Simon ist der Sohn aus der Beziehung zum berühmten Dirigenten Karlz-Heinz Stockhausen. Das wiederum beleuchtet einen eigenen Themenkomplex, der monomanische Musiker und die unabhängige Künstlerin, eine Beziehung, die nicht gut gehen kann; ein New Yorker meint anlässlich einer Ausstellung aus dem Zeitraum dieser Doku, sie hätte wohl eine ganz andere Karriere gemacht, wenn sie damals nicht ihrem Komponistengatten nach Japan gefolgt wäre und auf den Pflock, den sie für sich und ihren Namen in der Kunstszene mit der abstrakten Kunst in New York eingerammt hatte, weitere hätte folgen lassen und nicht plötzlich aus der Szene verschwunden wäre. Sie war in New York in den 60ern ein Ikone der Avantgarde.

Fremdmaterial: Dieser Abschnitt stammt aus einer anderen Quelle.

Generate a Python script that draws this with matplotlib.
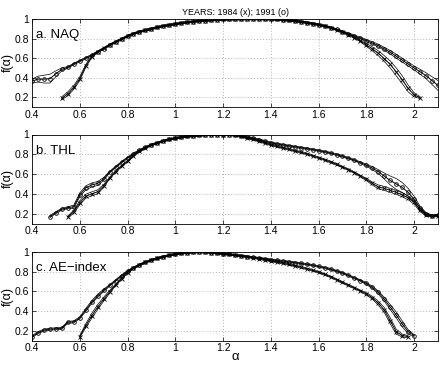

Der Hinweis, den die Dokumentaristin Carmen Belasch auf den tieferen Gehalt oder die genreüberschreitende Faszination ihrer Werke gibt, taucht anfangs und am Ende des Filmes auf: es sind die Wellen am Meeresrand, es ist der Sand und Mary Bauermeister schreibt anfangs mit einem kleinen Ästchen Formen und Texte in den Sand, ihre „Messages“. So sehen ihre Inschriften auf den Kunstwerken aus: als hätte die Natur sie geformt, als hätte der ewige Rhyhtmus des Meeres sind hingeworfen; als hätte die immer von Themen beseelte Künstlerin sie nur ablauschen müssen, als komme ihr kreatives Schaffen aus den Tiefen der Natur (umso lächerlich wirkt so besehen ein Bundesverdienstkreuz, weil so etwas so gar nichts mit der Natur zu tun hat), und warum ihre Werke eben nicht nur schön oder nicht nur Bastelarbeiten sind, weil sie Impulse von der geistigen Welt reinjagt, weil sie ständig auf der Suche nach Erweiterung von Erkenntnissen wäre.

Auch für die Fans der Frauenemanzipation gibt sie ein Beispiel: sie wollte ihre Kinder selbst ernähren können, das war ein weiterer Impetus für ihr Schaffen.

Mary Bauermeister ist eine Person, die von sich aus abend- und auch leinwandfüllend ist, sowie so mit ihren Werken, weil sich bei ihr immer was tut, und selbst wenn sie sich ermattet auf einen Kiesberg legt, so lebt das Bild von ihrer Ausstrahlung. Sohn Simon bringt den Mutter-Sohn-Konflikt zur Sprache, den er irgendwann beigelegt haben will.